Task description:
Only the lines from the start of the data through the one containing "4.5, 5, 5.5]" belong in your answer; return them exactly.

>> BEGIN

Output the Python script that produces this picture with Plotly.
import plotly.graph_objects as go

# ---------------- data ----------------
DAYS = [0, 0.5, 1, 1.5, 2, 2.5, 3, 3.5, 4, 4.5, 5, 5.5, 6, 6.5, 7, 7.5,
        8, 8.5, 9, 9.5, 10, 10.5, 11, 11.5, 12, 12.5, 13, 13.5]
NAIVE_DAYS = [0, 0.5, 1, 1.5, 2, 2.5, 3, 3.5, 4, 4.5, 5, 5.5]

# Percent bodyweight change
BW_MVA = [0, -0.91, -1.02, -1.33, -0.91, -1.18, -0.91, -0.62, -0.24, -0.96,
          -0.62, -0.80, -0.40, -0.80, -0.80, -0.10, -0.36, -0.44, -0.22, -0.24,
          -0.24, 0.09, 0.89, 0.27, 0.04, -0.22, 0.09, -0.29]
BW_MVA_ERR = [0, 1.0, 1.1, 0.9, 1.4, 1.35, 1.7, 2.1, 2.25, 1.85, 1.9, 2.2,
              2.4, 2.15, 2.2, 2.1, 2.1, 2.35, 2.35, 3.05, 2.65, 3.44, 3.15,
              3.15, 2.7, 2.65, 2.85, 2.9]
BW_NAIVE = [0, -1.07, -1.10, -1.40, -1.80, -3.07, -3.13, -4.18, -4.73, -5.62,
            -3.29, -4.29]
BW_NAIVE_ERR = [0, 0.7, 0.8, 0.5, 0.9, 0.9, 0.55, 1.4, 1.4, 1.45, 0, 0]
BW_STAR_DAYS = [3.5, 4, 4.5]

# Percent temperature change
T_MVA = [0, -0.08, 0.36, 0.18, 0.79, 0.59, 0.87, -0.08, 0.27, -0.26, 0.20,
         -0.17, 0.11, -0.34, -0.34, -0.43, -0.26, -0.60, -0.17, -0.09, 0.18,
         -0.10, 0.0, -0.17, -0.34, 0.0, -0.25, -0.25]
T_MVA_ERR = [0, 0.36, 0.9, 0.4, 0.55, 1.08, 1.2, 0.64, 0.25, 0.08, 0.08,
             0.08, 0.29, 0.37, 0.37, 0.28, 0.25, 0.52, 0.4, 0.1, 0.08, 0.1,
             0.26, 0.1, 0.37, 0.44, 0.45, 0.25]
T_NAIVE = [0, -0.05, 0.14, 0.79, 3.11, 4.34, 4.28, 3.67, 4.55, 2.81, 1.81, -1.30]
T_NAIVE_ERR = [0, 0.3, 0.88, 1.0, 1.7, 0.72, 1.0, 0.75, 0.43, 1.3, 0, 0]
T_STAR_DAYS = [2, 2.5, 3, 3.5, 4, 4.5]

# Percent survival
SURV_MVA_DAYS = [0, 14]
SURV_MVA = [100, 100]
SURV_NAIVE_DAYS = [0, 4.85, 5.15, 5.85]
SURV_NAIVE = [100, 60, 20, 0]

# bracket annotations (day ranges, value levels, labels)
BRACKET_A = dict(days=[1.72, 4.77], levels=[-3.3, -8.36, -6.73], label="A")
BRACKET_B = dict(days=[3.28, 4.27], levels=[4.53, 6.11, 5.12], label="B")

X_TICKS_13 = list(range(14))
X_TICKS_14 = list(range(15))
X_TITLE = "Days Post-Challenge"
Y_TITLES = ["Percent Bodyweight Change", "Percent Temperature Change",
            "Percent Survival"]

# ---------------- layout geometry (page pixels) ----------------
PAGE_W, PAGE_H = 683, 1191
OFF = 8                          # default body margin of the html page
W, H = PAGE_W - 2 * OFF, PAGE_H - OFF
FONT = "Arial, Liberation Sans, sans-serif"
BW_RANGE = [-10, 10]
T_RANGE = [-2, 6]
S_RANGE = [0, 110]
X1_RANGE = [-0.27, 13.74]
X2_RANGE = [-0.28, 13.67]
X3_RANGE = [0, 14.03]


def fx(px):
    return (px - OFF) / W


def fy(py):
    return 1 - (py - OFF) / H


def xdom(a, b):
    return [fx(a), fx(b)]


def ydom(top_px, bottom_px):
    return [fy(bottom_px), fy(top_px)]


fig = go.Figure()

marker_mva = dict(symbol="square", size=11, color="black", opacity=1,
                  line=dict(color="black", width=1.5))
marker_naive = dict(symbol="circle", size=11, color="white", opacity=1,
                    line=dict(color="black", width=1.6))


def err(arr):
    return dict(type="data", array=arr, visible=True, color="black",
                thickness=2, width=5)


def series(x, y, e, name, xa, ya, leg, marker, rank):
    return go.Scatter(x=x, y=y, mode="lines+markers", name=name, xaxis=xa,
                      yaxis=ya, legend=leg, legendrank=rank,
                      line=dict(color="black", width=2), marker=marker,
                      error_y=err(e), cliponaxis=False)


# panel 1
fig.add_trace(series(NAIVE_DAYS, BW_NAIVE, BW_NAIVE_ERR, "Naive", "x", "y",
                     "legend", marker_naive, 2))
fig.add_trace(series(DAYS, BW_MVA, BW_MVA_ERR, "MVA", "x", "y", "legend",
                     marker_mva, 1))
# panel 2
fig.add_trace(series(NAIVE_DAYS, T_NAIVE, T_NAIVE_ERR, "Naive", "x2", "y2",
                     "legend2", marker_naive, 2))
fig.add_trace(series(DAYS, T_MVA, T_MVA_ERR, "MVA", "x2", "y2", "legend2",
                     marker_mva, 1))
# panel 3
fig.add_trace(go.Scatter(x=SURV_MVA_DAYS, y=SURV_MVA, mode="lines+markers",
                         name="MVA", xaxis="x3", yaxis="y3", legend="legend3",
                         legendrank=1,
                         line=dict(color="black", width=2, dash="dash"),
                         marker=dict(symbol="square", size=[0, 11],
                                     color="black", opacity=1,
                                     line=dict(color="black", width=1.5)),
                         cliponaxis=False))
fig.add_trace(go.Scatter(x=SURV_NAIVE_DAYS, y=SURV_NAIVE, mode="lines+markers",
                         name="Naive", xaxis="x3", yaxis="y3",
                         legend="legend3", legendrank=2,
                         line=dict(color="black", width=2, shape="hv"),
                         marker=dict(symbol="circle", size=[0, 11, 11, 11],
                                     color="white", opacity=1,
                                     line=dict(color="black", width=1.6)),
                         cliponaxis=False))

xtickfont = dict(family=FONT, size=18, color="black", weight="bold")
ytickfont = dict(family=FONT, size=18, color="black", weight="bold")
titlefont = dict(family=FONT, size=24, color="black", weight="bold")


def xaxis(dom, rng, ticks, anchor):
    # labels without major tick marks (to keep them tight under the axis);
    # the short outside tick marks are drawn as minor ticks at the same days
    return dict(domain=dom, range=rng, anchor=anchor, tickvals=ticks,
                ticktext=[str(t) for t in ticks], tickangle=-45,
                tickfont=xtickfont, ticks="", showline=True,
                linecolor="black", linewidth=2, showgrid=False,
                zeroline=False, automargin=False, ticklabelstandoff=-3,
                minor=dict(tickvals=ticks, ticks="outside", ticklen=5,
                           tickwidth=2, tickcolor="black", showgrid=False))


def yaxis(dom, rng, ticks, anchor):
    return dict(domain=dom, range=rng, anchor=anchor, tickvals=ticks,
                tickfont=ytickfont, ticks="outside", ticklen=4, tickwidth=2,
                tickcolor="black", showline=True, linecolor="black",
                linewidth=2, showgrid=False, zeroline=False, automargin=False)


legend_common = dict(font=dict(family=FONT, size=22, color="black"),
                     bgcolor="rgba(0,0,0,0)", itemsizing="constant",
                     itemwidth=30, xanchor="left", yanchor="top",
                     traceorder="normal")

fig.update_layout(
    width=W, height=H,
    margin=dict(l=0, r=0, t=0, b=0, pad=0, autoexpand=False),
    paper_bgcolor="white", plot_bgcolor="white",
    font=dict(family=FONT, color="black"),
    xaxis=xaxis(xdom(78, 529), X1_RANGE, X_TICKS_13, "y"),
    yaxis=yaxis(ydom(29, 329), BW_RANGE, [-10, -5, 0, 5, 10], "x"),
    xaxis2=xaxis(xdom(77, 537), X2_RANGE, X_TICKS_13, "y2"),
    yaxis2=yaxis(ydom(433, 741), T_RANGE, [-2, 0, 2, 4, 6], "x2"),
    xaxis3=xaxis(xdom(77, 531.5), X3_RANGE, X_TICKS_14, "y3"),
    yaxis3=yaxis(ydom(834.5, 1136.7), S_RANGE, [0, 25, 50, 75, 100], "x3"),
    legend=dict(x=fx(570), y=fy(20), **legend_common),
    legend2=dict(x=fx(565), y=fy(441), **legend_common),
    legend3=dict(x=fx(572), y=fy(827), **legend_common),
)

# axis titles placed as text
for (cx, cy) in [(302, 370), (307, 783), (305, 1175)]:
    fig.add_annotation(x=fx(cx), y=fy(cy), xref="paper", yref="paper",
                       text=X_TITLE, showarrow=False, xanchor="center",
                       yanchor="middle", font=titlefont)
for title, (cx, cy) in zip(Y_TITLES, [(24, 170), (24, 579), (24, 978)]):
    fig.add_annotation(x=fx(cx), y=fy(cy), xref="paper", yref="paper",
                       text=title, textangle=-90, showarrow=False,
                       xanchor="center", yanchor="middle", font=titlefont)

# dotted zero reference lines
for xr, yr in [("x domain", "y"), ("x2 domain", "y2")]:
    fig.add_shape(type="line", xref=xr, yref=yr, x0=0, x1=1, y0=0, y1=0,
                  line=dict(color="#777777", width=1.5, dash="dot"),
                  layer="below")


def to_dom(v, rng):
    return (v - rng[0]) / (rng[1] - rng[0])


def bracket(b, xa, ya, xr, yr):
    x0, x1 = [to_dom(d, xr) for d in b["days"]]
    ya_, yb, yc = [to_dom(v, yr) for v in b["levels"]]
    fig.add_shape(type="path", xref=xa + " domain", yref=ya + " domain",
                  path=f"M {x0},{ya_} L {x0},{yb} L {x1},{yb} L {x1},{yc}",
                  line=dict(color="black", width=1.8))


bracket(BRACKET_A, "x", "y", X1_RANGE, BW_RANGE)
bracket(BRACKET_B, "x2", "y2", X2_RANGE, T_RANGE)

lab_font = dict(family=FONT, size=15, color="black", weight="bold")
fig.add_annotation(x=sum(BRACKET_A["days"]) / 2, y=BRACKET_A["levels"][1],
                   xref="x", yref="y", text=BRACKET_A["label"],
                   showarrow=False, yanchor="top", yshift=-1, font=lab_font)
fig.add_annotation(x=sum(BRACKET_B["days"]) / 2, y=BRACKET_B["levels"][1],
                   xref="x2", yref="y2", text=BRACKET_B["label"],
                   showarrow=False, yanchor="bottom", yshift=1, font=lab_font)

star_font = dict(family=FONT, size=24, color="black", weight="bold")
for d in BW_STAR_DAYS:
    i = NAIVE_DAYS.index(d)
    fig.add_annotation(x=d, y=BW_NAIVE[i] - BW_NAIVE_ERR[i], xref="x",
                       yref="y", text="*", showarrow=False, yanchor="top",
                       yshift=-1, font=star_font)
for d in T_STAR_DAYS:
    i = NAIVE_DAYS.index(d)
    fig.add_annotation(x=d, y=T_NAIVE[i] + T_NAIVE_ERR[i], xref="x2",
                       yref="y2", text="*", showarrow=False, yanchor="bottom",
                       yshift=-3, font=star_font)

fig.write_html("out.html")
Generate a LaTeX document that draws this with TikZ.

>> END

Response:
Output the Python script that produces this picture with Plotly.
import plotly.graph_objects as go

# ---------------- data ----------------
DAYS = [0, 0.5, 1, 1.5, 2, 2.5, 3, 3.5, 4, 4.5, 5, 5.5, 6, 6.5, 7, 7.5,
        8, 8.5, 9, 9.5, 10, 10.5, 11, 11.5, 12, 12.5, 13, 13.5]
NAIVE_DAYS = [0, 0.5, 1, 1.5, 2, 2.5, 3, 3.5, 4, 4.5, 5, 5.5]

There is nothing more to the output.